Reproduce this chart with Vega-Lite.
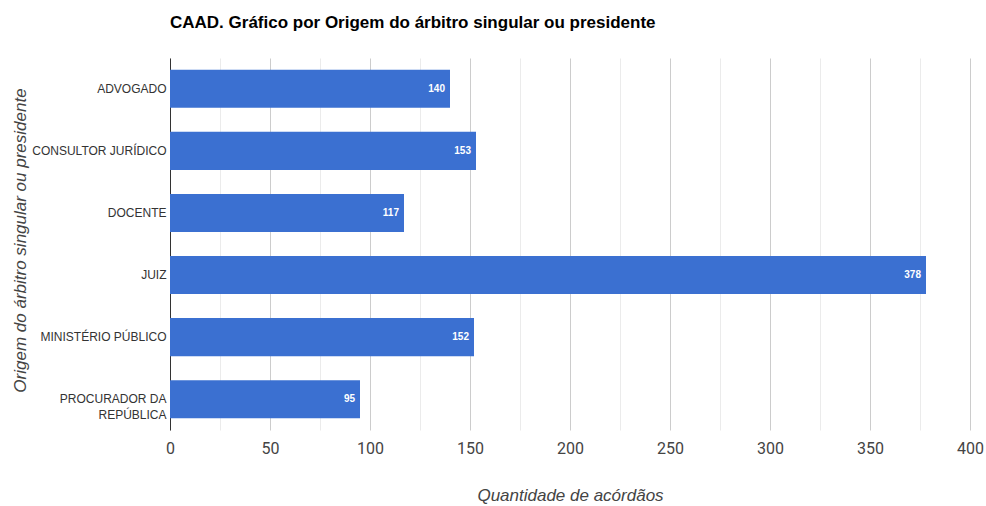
{
  "$schema": "https://vega.github.io/schema/vega-lite/v6.json",
  "width": 800,
  "height": 372,
  "autosize": "none",
  "padding": {"left": 170, "top": 58, "right": 16, "bottom": 76},
  "background": "white",
  "title": {
    "text": "CAAD. Gráfico por Origem do árbitro singular ou presidente",
    "anchor": "start",
    "frame": "group",
    "offset": 26,
    "font": "Liberation Sans",
    "fontSize": 17,
    "fontWeight": "bold",
    "color": "#000000"
  },
  "config": {
    "view": {"stroke": null},
    "axis": {"labelFont": "Roboto", "titleFont": "Liberation Sans"}
  },
  "data": {
    "values": [
      {"origem": "ADVOGADO", "quantidade": 140},
      {"origem": "CONSULTOR JURÍDICO", "quantidade": 153},
      {"origem": "DOCENTE", "quantidade": 117},
      {"origem": "JUIZ", "quantidade": 378},
      {"origem": "MINISTÉRIO PÚBLICO", "quantidade": 152},
      {"origem": "PROCURADOR DA REPÚBLICA", "quantidade": 95}
    ]
  },
  "encoding": {
    "y": {
      "field": "origem",
      "type": "nominal",
      "sort": null,
      "scale": {"paddingInner": 0.387, "paddingOuter": 0.19},
      "axis": {
        "title": "Origem do árbitro singular ou presidente",
        "titleFontStyle": "italic",
        "titleFontWeight": "normal",
        "titleFontSize": 17,
        "titleColor": "#444444",
        "titleX": -150,
        "titleY": 182,
        "titleAlign": "center",
        "titleBaseline": "middle",
        "titleAngle": -90,
        "ticks": false,
        "domain": true,
        "domainColor": "#333333",
        "domainWidth": 1,
        "labelFont": "Liberation Sans",
        "labelFontSize": 12,
        "labelColor": "#333333",
        "labelPadding": 4,
        "labelLimit": 200,
        "labelLineHeight": 16,
        "labelExpr": "datum.label == 'PROCURADOR DA REPÚBLICA' ? ['PROCURADOR DA', 'REPÚBLICA'] : datum.label"
      }
    }
  },
  "layer": [
    {
      "mark": {"type": "bar", "color": "#3b70d1"},
      "encoding": {
        "x": {
          "field": "quantidade",
          "type": "quantitative",
          "scale": {"domain": [0, 400], "nice": false},
          "axis": {
            "title": "Quantidade de acórdãos",
            "titleFontStyle": "italic",
            "titleFontWeight": "normal",
            "titleFontSize": 17,
            "titleColor": "#444444",
            "titlePadding": 31,
            "values": [0, 25, 50, 75, 100, 125, 150, 175, 200, 225, 250, 275, 300, 325, 350, 375, 400],
            "labelExpr": "datum.value % 50 === 0 ? datum.label : ''",
            "labelFontSize": 16,
            "labelColor": "#444444",
            "labelPadding": 10,
            "labelFlush": false,
            "ticks": false,
            "domain": false,
            "grid": true,
            "gridColor": {"condition": {"test": "datum.value % 50 === 0", "value": "#cccccc"}, "value": "#ebebeb"}
          }
        }
      }
    },
    {
      "mark": {"type": "text", "align": "right", "baseline": "middle", "dx": -5, "color": "white", "font": "Liberation Sans", "fontSize": 10, "fontWeight": "bold"},
      "encoding": {
        "x": {"field": "quantidade", "type": "quantitative"},
        "text": {"field": "quantidade", "type": "quantitative"}
      }
    }
  ]
}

▬▬▬▬▬▬▬▬▬▬

**Required work:** Omit any images, then output the listing exactly.

**Written reply:**
Reproduce this chart with Vega-Lite.
{
  "$schema": "https://vega.github.io/schema/vega-lite/v6.json",
  "width": 800,
  "height": 372,
  "autosize": "none",
  "padding": {"left": 170, "top": 58, "right": 16, "bottom": 76},
  "background": "white",
  "title": {
    "text": "CAAD. Gráfico por Origem do árbitro singular ou presidente",
    "anchor": "start",
    "frame": "group",
    "offset": 26,
    "font": "Liberation Sans",
    "fontSize": 17,
    "fontWeight": "bold",
    "color": "#000000"
  },
  "config": {
    "view": {"stroke": null},
    "axis": {"labelFont": "Roboto", "titleFont": "Liberation Sans"}
  },
  "data": {
    "values": [
      {"origem": "ADVOGADO", "quantidade": 140},
      {"origem": "CONSULTOR JURÍDICO", "quantidade": 153},
      {"origem": "DOCENTE", "quantidade": 117},
      {"origem": "JUIZ", "quantidade": 378},
      {"origem": "MINISTÉRIO PÚBLICO", "quantidade": 152},
      {"origem": "PROCURADOR DA REPÚBLICA", "quantidade": 95}
    ]
  },
  "encoding": {
    "y": {
      "field": "origem",
      "type": "nominal",
      "sort": null,
      "scale": {"paddingInner": 0.387, "paddingOuter": 0.19},
      "axis": {
        "title": "Origem do árbitro singular ou presidente",
        "titleFontStyle": "italic",
        "titleFontWeight": "normal",
        "titleFontSize": 17,
        "titleColor": "#444444",
        "titleX": -150,
        "titleY": 182,
        "titleAlign": "center",
        "titleBaseline": "middle",
        "titleAngle": -90,
        "ticks": false,
        "domain": true,
        "domainColor": "#333333",
        "domainWidth": 1,
        "labelFont": "Liberation Sans",
        "labelFontSize": 12,
        "labelColor": "#333333",
        "labelPadding": 4,
        "labelLimit": 200,
        "labelLineHeight": 16,
        "labelExpr": "datum.label == 'PROCURADOR DA REPÚBLICA' ? ['PROCURADOR DA', 'REPÚBLICA'] : datum.label"
      }
    }
  },
  "layer": [
    {
      "mark": {"type": "bar", "color": "#3b70d1"},
      "encoding": {
        "x": {
          "field": "quantidade",
          "type": "quantitative",
          "scale": {"domain": [0, 400], "nice": false},
          "axis": {
            "title": "Quantidade de acórdãos",
            "titleFontStyle": "italic",
            "titleFontWeight": "normal",
            "titleFontSize": 17,
            "titleColor": "#444444",
            "titlePadding": 31,
            "values": [0, 25, 50, 75, 100, 125, 150, 175, 200, 225, 250, 275, 300, 325, 350, 375, 400],
            "labelExpr": "datum.value % 50 === 0 ? datum.label : ''",
            "labelFontSize": 16,
            "labelColor": "#444444",
            "labelPadding": 10,
            "labelFlush": false,
            "ticks": false,
            "domain": false,
            "grid": true,
            "gridColor": {"condition": {"test": "datum.value % 50 === 0", "value": "#cccccc"}, "value": "#ebebeb"}
          }
        }
      }
    },
    {
      "mark": {"type": "text", "align": "right", "baseline": "middle", "dx": -5, "color": "white", "font": "Liberation Sans", "fontSize": 10, "fontWeight": "bold"},
      "encoding": {
        "x": {"field": "quantidade", "type": "quantitative"},
        "text": {"field": "quantidade", "type": "quantitative"}
      }
    }
  ]
}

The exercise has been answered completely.